1971 / Drama-thriller / 109 min. / NLT Productions - Group W Films

Director: Ted Kotcheff

Script: Evan Jones

Producers: Howard G. Barnes / Bill Harmon / Maurice Singer / George Willoughby

Gary Bond
Donald Pleasence
Chips Rafferty
Jack Thompson
John Meillon
Dawn Lake
Maggie Dence
Slim De Grey
Norm Erskine
Buster Fiddess

Synopsis: A city teacher on an outback holiday is ensnared in a web of malicious mateship after he arrives in a small outback mining town.

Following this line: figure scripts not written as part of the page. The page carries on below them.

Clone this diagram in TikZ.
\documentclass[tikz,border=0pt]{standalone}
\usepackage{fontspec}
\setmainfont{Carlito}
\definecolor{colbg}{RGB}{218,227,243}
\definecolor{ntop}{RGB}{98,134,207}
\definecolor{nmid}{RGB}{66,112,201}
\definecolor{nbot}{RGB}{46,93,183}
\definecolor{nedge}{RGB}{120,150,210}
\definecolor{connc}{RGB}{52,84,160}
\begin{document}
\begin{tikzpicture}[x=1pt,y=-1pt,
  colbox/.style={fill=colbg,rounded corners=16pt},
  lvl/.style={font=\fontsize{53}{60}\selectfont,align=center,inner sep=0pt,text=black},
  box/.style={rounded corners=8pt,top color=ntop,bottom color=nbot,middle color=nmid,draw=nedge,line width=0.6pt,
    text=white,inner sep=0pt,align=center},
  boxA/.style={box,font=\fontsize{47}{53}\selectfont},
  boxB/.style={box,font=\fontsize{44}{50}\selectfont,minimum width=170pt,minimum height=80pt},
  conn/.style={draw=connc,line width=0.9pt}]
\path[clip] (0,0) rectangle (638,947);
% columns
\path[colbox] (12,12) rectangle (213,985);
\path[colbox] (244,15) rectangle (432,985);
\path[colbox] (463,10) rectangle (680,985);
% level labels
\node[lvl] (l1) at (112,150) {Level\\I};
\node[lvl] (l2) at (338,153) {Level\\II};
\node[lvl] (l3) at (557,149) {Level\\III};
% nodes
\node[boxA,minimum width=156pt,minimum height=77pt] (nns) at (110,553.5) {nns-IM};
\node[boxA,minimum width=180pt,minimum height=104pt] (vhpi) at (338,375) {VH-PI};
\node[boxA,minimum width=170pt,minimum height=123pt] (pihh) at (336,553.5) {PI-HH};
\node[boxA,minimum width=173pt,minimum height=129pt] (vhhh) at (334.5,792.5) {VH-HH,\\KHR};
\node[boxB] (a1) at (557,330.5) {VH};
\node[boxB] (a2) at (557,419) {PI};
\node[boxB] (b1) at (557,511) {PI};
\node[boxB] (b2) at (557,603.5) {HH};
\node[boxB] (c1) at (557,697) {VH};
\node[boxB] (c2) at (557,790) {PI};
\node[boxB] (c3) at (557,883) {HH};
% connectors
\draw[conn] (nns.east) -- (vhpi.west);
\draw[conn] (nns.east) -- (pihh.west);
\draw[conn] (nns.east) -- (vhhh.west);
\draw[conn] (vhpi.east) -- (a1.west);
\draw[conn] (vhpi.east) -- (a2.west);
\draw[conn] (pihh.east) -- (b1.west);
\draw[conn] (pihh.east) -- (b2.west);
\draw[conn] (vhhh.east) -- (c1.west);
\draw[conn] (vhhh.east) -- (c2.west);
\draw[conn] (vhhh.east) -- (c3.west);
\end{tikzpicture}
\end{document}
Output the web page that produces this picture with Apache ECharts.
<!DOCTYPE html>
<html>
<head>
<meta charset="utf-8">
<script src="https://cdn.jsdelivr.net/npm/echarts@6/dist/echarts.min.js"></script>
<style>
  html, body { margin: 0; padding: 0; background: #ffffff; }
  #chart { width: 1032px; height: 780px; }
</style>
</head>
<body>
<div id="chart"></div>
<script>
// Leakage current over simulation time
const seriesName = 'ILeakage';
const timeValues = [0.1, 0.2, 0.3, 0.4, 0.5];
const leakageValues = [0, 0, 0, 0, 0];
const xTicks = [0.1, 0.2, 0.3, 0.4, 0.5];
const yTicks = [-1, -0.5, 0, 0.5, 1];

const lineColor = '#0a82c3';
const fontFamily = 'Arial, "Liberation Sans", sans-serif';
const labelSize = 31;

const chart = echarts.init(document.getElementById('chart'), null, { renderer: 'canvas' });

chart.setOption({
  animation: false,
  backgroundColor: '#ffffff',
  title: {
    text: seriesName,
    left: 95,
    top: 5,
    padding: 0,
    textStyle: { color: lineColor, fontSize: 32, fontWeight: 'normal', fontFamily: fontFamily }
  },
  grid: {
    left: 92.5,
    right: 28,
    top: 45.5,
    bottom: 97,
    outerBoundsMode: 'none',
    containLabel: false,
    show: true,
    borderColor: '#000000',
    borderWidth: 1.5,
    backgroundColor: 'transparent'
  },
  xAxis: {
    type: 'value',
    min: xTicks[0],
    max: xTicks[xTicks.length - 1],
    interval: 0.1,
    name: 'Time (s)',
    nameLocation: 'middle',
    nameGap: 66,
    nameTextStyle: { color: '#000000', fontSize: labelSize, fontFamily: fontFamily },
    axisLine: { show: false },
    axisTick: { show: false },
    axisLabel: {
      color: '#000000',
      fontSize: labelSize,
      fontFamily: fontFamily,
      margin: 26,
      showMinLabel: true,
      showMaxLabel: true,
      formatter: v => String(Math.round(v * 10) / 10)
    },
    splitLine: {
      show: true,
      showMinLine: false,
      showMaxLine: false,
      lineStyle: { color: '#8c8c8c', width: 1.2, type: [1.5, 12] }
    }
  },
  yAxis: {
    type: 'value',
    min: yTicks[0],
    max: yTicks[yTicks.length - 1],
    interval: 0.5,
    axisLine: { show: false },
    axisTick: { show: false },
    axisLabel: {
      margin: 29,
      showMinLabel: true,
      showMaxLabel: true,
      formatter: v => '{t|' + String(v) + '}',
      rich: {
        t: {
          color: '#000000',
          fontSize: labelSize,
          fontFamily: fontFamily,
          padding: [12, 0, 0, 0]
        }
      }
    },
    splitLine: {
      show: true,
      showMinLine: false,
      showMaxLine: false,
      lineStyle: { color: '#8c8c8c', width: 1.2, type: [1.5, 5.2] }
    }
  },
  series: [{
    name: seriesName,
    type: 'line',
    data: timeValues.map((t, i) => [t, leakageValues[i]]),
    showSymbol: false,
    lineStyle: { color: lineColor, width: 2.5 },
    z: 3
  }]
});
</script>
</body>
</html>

Too rarely seen these days, WAKE IN FRIGHT is an impressive work and, along with Nick Roeg's WALKABOUT it was an important stepping-stone in the revival of the Australian film industry in the early 70s. Many critics now rate it as one of the top Australian films of the period. Adapted from the disturbing 1961 novel of the same name by Kenneth Cook, the story depicts the experiences of a city in a small, dusty, isolated and oppressively hot mining town in outback called "The Yabba". Although it apparently did fairly poor business in Australia, United Artists acquired the world rights and screened it in Paris under the title OUTBACK, where it was well received.

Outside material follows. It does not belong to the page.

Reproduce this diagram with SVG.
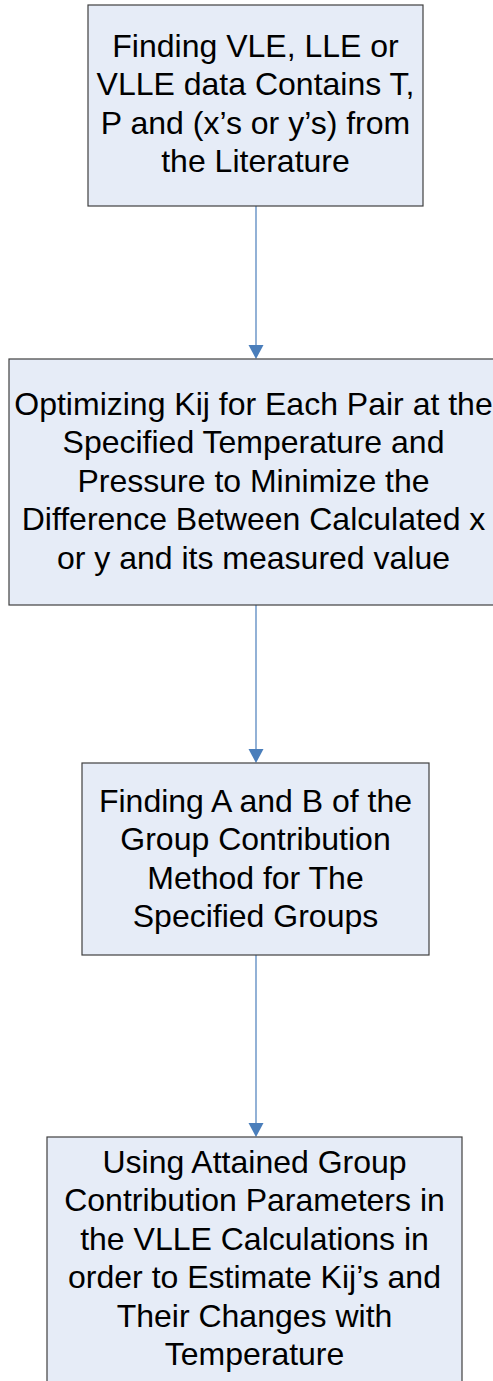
<svg xmlns="http://www.w3.org/2000/svg" width="493" height="1381" viewBox="0 0 493 1381">
<style>
.box{fill:#E6ECF7;stroke:#404040;stroke-width:1.2}
.t{font-family:"Liberation Sans",Arial,sans-serif;font-size:32px;fill:#000;text-anchor:middle}
.c{stroke:#4A7EBB;stroke-width:1.2;fill:none}
.h{fill:#4A7EBB}
</style>
<rect width="493" height="1381" fill="#fff"/>
<g id="connectors">
<line class="c" x1="256" y1="206" x2="256" y2="346"/>
<polygon class="h" points="248.5,345 263.5,345 256,359"/>
<line class="c" x1="256" y1="605" x2="256" y2="750"/>
<polygon class="h" points="248.5,749 263.5,749 256,763"/>
<line class="c" x1="256" y1="955" x2="256" y2="1124"/>
<polygon class="h" points="248.5,1123 263.5,1123 256,1137"/>
</g>
<g id="node1">
<rect class="box" x="88" y="5" width="335" height="201"/>
<text class="t" x="255.5" y="57">Finding VLE, LLE or</text>
<text class="t" x="255.5" y="95.4">VLLE data Contains T,</text>
<text class="t" x="255.5" y="133.8">P and (x’s or y’s) from</text>
<text class="t" x="255.5" y="172.2">the Literature</text>
</g>
<g id="node2">
<rect class="box" x="9" y="359" width="489" height="246"/>
<text class="t" x="253.5" y="415">Optimizing Kij for Each Pair at the</text>
<text class="t" x="253.5" y="453.4">Specified Temperature and</text>
<text class="t" x="253.5" y="491.8">Pressure to Minimize the</text>
<text class="t" x="253.5" y="530.2">Difference Between Calculated x</text>
<text class="t" x="253.5" y="568.6">or y and its measured value</text>
</g>
<g id="node3">
<rect class="box" x="82" y="763" width="347" height="192"/>
<text class="t" x="255.5" y="812">Finding A and B of the</text>
<text class="t" x="255.5" y="850.4">Group Contribution</text>
<text class="t" x="255.5" y="888.8">Method for The</text>
<text class="t" x="255.5" y="927.2">Specified Groups</text>
</g>
<g id="node4">
<rect class="box" x="47" y="1137" width="415" height="260"/>
<text class="t" x="254.5" y="1173">Using Attained Group</text>
<text class="t" x="254.5" y="1211.4">Contribution Parameters in</text>
<text class="t" x="254.5" y="1249.8">the VLLE Calculations in</text>
<text class="t" x="254.5" y="1288.2">order to Estimate Kij’s and</text>
<text class="t" x="254.5" y="1326.6">Their Changes with</text>
<text class="t" x="254.5" y="1365">Temperature</text>
</g>
</svg>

Its thematic setting -- an outsider isolated in threatening environment, the harsh, alien character of the Australian landscape -- is also prominent inWALKABOUT, and in Peter Weir's THE CARS THAT ATE PARIS and PICNIC AT HANGING ROCK.

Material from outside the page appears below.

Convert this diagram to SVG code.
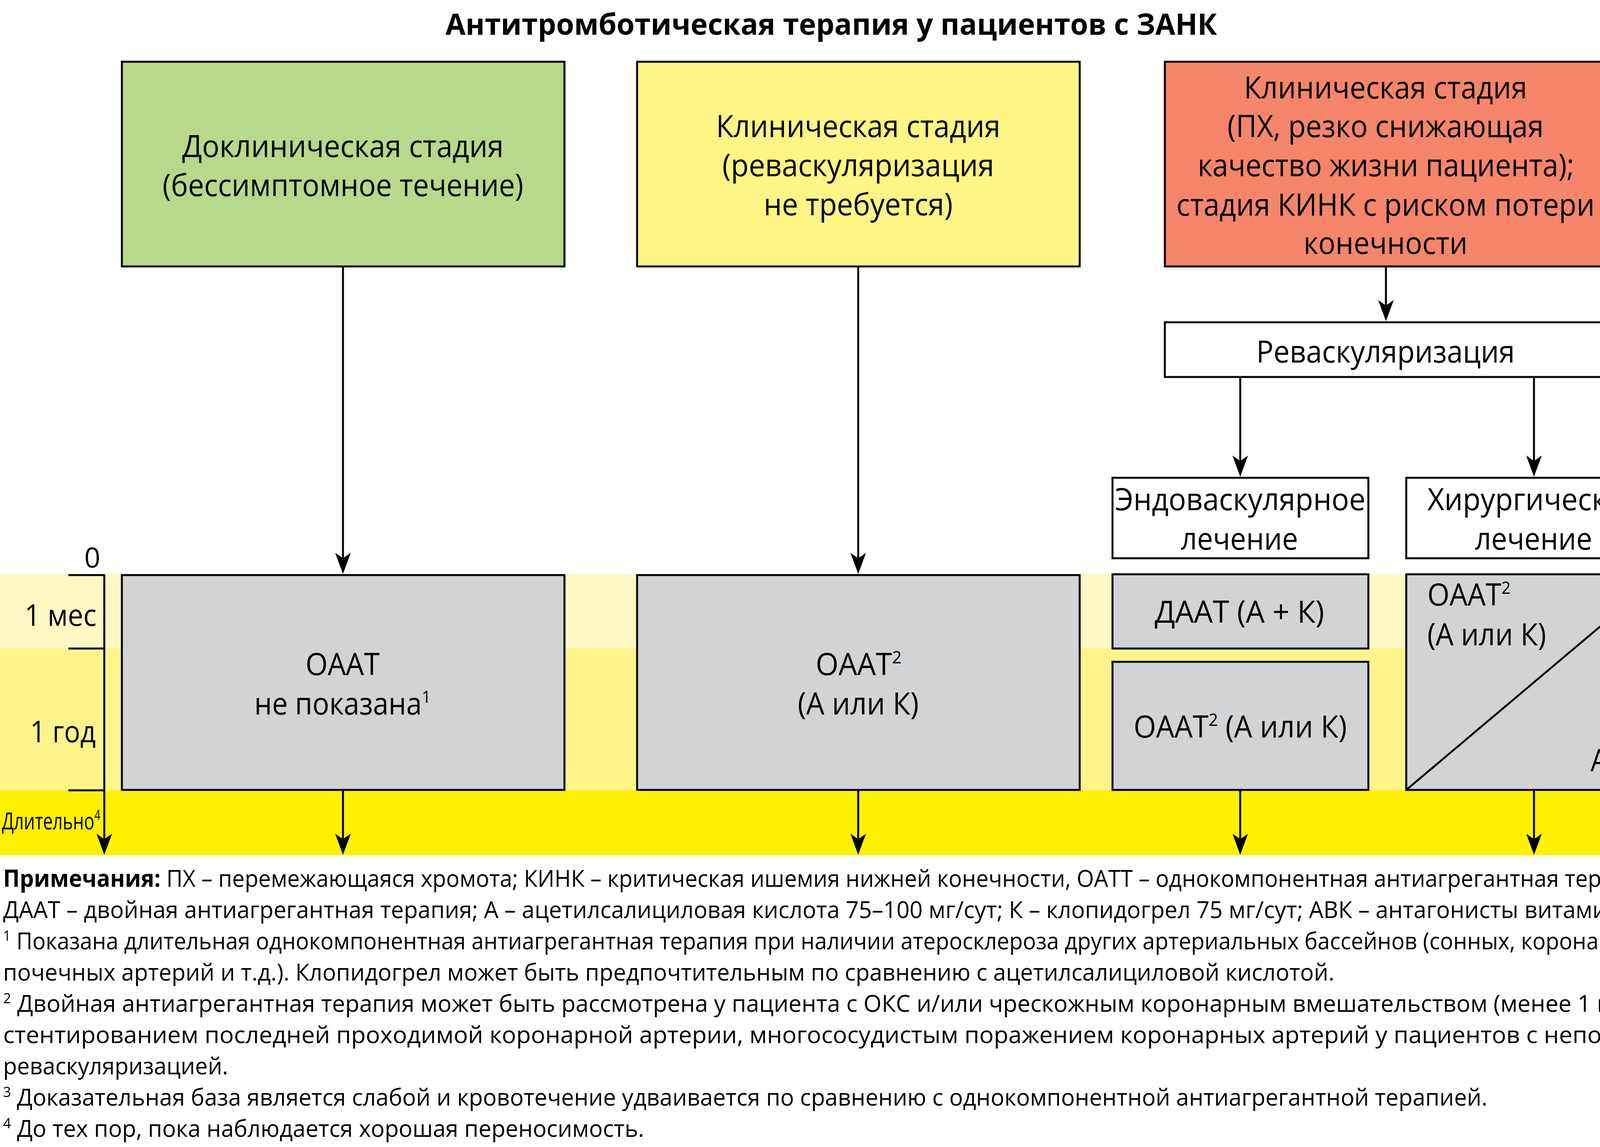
<svg xmlns="http://www.w3.org/2000/svg" width="4258" height="2936" viewBox="0 0 4258 2936">
<defs>
<style>
.t{font-family:'Open Sans','Noto Sans','Liberation Sans',sans-serif;fill:#000}
.c{text-anchor:middle}
.e{text-anchor:end}
.l{font-size:78px}
.n{font-size:60px}
.box{stroke:#000;stroke-width:5}
.gray{fill:#D1D3D4}
.white{fill:#fff}
.conn{stroke:#000;stroke-width:5;fill:none;marker-end:url(#ah)}
.tick{stroke:#000;stroke-width:5;fill:none}
</style>
<marker id="ah" markerUnits="userSpaceOnUse" markerWidth="60" markerHeight="44" refX="44" refY="20" orient="auto" overflow="visible">
<path d="M54,20 L0,0 L14,20 L0,40 Z" fill="#000"/>
</marker>
</defs>
<rect width="4258" height="2936" fill="#fff"/>

<g id="bands">
<rect x="0" y="1470" width="4250" height="190" fill="#FEF9C4"/>
<rect x="0" y="1660" width="4250" height="363" fill="#FEF48A"/>
<rect x="0" y="2023" width="4250" height="166" fill="#FFF200"/>
</g>

<text id="title" class="t c" x="2128" y="89" font-size="76" font-weight="bold" textLength="1975" lengthAdjust="spacingAndGlyphs">Антитромботическая терапия у пациентов с ЗАНК</text>

<g id="node-preclinical">
<rect class="box" x="312" y="158" width="1133" height="524" fill="#B9D88A"/>
<text class="t c l" x="878" y="402" textLength="823" lengthAdjust="spacingAndGlyphs">Доклиническая стадия</text>
<text class="t c l" x="878" y="502" textLength="924" lengthAdjust="spacingAndGlyphs">(бессимптомное течение)</text>
</g>

<g id="node-clinical">
<rect class="box" x="1631" y="158" width="1133" height="524" fill="#FFF584"/>
<text class="t c l" x="2197" y="351" textLength="728" lengthAdjust="spacingAndGlyphs">Клиническая стадия</text>
<text class="t c l" x="2197" y="451" textLength="696" lengthAdjust="spacingAndGlyphs">(реваскуляризация</text>
<text class="t c l" x="2197" y="551" textLength="484" lengthAdjust="spacingAndGlyphs">не требуется)</text>
</g>

<g id="node-clinical-severe">
<rect class="box" x="2982" y="158" width="1132" height="524" fill="#F58669"/>
<text class="t c l" x="3547" y="252" textLength="725" lengthAdjust="spacingAndGlyphs">Клиническая стадия</text>
<text class="t c l" x="3547" y="351" textLength="810" lengthAdjust="spacingAndGlyphs">(ПХ, резко снижающая</text>
<text class="t c l" x="3548" y="451" textLength="964" lengthAdjust="spacingAndGlyphs">качество жизни пациента);</text>
<text class="t c l" x="3547" y="552" textLength="1071" lengthAdjust="spacingAndGlyphs">стадия КИНК с риском потери</text>
<text class="t c l" x="3547" y="650" textLength="420" lengthAdjust="spacingAndGlyphs">конечности</text>
</g>

<g id="node-revasc">
<rect class="box white" x="2982" y="825" width="1132" height="140"/>
<text class="t c l" x="3547" y="928" textLength="662" lengthAdjust="spacingAndGlyphs">Реваскуляризация</text>
</g>

<g id="node-endo">
<rect class="box white" x="2848" y="1223" width="655" height="206"/>
<text class="t c l" x="3175" y="1306" textLength="641" lengthAdjust="spacingAndGlyphs">Эндоваскулярное</text>
<text class="t c l" x="3173" y="1407" textLength="300" lengthAdjust="spacingAndGlyphs">лечение</text>
</g>

<g id="node-surg">
<rect class="box white" x="3600" y="1223" width="655" height="206"/>
<text class="t c l" x="3927" y="1306" textLength="545" lengthAdjust="spacingAndGlyphs">Хирургическое</text>
<text class="t c l" x="3926" y="1407" textLength="300" lengthAdjust="spacingAndGlyphs">лечение</text>
</g>

<g id="node-oaat-none">
<rect class="box gray" x="312" y="1472" width="1133" height="550"/>
<text class="t c l" x="877" y="1728" textLength="190" lengthAdjust="spacingAndGlyphs">ОААТ</text>
<text class="t c l" x="877" y="1829" textLength="452" lengthAdjust="spacingAndGlyphs">не показана<tspan font-size="44" dy="-30">1</tspan></text>
</g>

<g id="node-oaat">
<rect class="box gray" x="1631" y="1472" width="1133" height="550"/>
<text class="t c l" x="2198" y="1728" textLength="220" lengthAdjust="spacingAndGlyphs">ОААТ<tspan font-size="44" dy="-30">2</tspan></text>
<text class="t c l" x="2197" y="1829" textLength="310" lengthAdjust="spacingAndGlyphs">(А или К)</text>
</g>

<g id="node-daat">
<rect class="box gray" x="2848" y="1470" width="655" height="190"/>
<text class="t c l" x="3173" y="1594" textLength="434" lengthAdjust="spacingAndGlyphs">ДААТ (А + К)</text>
</g>

<g id="node-oaat-endo">
<rect class="box gray" x="2848" y="1694" width="655" height="328"/>
<text class="t c l" x="3175" y="1888" textLength="546" lengthAdjust="spacingAndGlyphs">ОААТ<tspan font-size="44" dy="-30">2</tspan><tspan dy="30"> (А или К)</tspan></text>
</g>

<g id="node-surg-therapy">
<rect class="box gray" x="3600" y="1470" width="655" height="552"/>
<line x1="3600" y1="2022" x2="4255" y2="1470" stroke="#000" stroke-width="5"/>
<text class="t l" x="3654" y="1550" textLength="213" lengthAdjust="spacingAndGlyphs">ОААТ<tspan font-size="44" dy="-30">2</tspan></text>
<text class="t l" x="3654" y="1652" textLength="304" lengthAdjust="spacingAndGlyphs">(А или К)</text>
<text class="t e l" x="4227" y="1974" textLength="155" lengthAdjust="spacingAndGlyphs">АВК<tspan font-size="44" dy="-30">3</tspan></text>
</g>

<g id="timeline">
<line class="conn" x1="267" y1="1470" x2="267" y2="2178"/>
<path class="tick" d="M175,1472 H267 M175,1660 H267 M175,2023 H267"/>
<text class="t e" x="257" y="1453" font-size="72">0</text>
<text class="t e" x="247" y="1602" font-size="76" textLength="184" lengthAdjust="spacingAndGlyphs">1 мес</text>
<text class="t e" x="245" y="1900" font-size="76" textLength="168" lengthAdjust="spacingAndGlyphs">1 год</text>
<text class="t" x="5" y="2123" font-size="60" textLength="252" lengthAdjust="spacingAndGlyphs">Длительно<tspan font-size="36" dy="-24">4</tspan></text>
</g>

<g id="connectors">
<line class="conn" x1="878" y1="682" x2="878" y2="1459"/>
<line class="conn" x1="2197" y1="682" x2="2197" y2="1459"/>
<line class="conn" x1="3548" y1="682" x2="3548" y2="812"/>
<line class="conn" x1="3175" y1="965" x2="3175" y2="1210"/>
<line class="conn" x1="3927" y1="965" x2="3927" y2="1210"/>
<line class="conn" x1="878" y1="2022" x2="878" y2="2178"/>
<line class="conn" x1="2197" y1="2022" x2="2197" y2="2178"/>
<line class="conn" x1="3175" y1="2022" x2="3175" y2="2178"/>
<line class="conn" x1="3927" y1="2022" x2="3927" y2="2178"/>
</g>

<g id="notes">
<text class="t n" x="8" y="2270" textLength="4242" lengthAdjust="spacingAndGlyphs"><tspan font-weight="bold">Примечания:</tspan> ПХ – перемежающаяся хромота; КИНК – критическая ишемия нижней конечности, ОАТТ – однокомпонентная антиагрегантная терапия;</text>
<text class="t n" x="8" y="2350" textLength="4242" lengthAdjust="spacingAndGlyphs">ДААТ – двойная антиагрегантная терапия; А – ацетилсалициловая кислота 75–100 мг/сут; К – клопидогрел 75 мг/сут; АВК – антагонисты витамина К.</text>
<text class="t n" x="8" y="2430" textLength="4242" lengthAdjust="spacingAndGlyphs"><tspan font-size="36" dy="-22">1</tspan><tspan dy="22"> Показана длительная однокомпонентная антиагрегантная терапия при наличии атеросклероза других артериальных бассейнов (сонных, коронарных,</tspan></text>
<text class="t n" x="8" y="2510" textLength="3408" lengthAdjust="spacingAndGlyphs">почечных артерий и т.д.). Клопидогрел может быть предпочтительным по сравнению с ацетилсалициловой кислотой.</text>
<text class="t n" x="8" y="2590" textLength="4242" lengthAdjust="spacingAndGlyphs"><tspan font-size="36" dy="-22">2</tspan><tspan dy="22"> Двойная антиагрегантная терапия может быть рассмотрена у пациента с ОКС и/или чрескожным коронарным вмешательством (менее 1 года),</tspan></text>
<text class="t n" x="8" y="2670" textLength="4242" lengthAdjust="spacingAndGlyphs">стентированием последней проходимой коронарной артерии, многососудистым поражением коронарных артерий у пациентов с неполной</text>
<text class="t n" x="8" y="2750" textLength="576" lengthAdjust="spacingAndGlyphs">реваскуляризацией.</text>
<text class="t n" x="8" y="2830" textLength="3800" lengthAdjust="spacingAndGlyphs"><tspan font-size="36" dy="-22">3</tspan><tspan dy="22"> Доказательная база является слабой и кровотечение удваивается по сравнению с однокомпонентной антиагрегантной терапией.</tspan></text>
<text class="t n" x="8" y="2910" textLength="1641" lengthAdjust="spacingAndGlyphs"><tspan font-size="36" dy="-22">4</tspan><tspan dy="22"> До тех пор, пока наблюдается хорошая переносимость.</tspan></text>
</g>
</svg>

WAKE IN FRIGHT was an Anglo-Australian co-production, filmed on location in Broken Hill and starring three British imports, with a fine Australian supporting cast including John Meillon, Dawn Lake, Jack Thompson (in one of his first major film roles), Maggie Dence, Slim De Grey, Norm Erskine, Buster Fiddess and the great Chips Rafferty in the last film role before his death.

The part of the teacher was played by British actor Gary Bond who work included the TV series Redcap and The Avengers, and film parts in the historical dramas Zulu (1964) and Anne of the Thousand Days (1969). Donald Pleasance was a distinguished and in-demand character actor who featured in scores of British and American films - many of them well-known thriller or horror films like Halloween-- from the early 1950s until his death in 1995.

Both writer and director have a noteworthy list of credits. Kotcheff's very diverse CV includes The Apprenticeship of Duddy Kravitz (1974), Fun with Dick and Jane (1977), Who Is Killing the Great Chefs of Europe? (1978), Rambo: First Blood (1982), Switching Channels (1988), Weekend at Bernie's (1989) and most recently he has been producer of the popular TV series Law & Order: Special Victims Unit (1999).

Evan Jones' other major scripts include THE DAMNED (1963) the classic adaptation of Len Deighton's spy thriller FUNERAL IN BERLIN (1966) the underrated pop-art espionage fantasy MODESTY BLAISE (1966), THE KILLING OF ANGEL STREET (1981), one of two films inspired by the Juanita Nielsen case, and the film version of D.H. Lawrence's KANGAROO (1986).

WAKE IN FRIGHT was the first -- and last -- feature film venture for Australian TV production house NLT, which went broke after this film. Executive producer Bill Harmon had previously produced the comedy SQUEEZE A GRAPE, and he and fellow NLT producer Don Cash teamed up to form their own company after NLT folded, and became co-producers of the famous 'sex-and-sin' TV soapie NUMBER 96.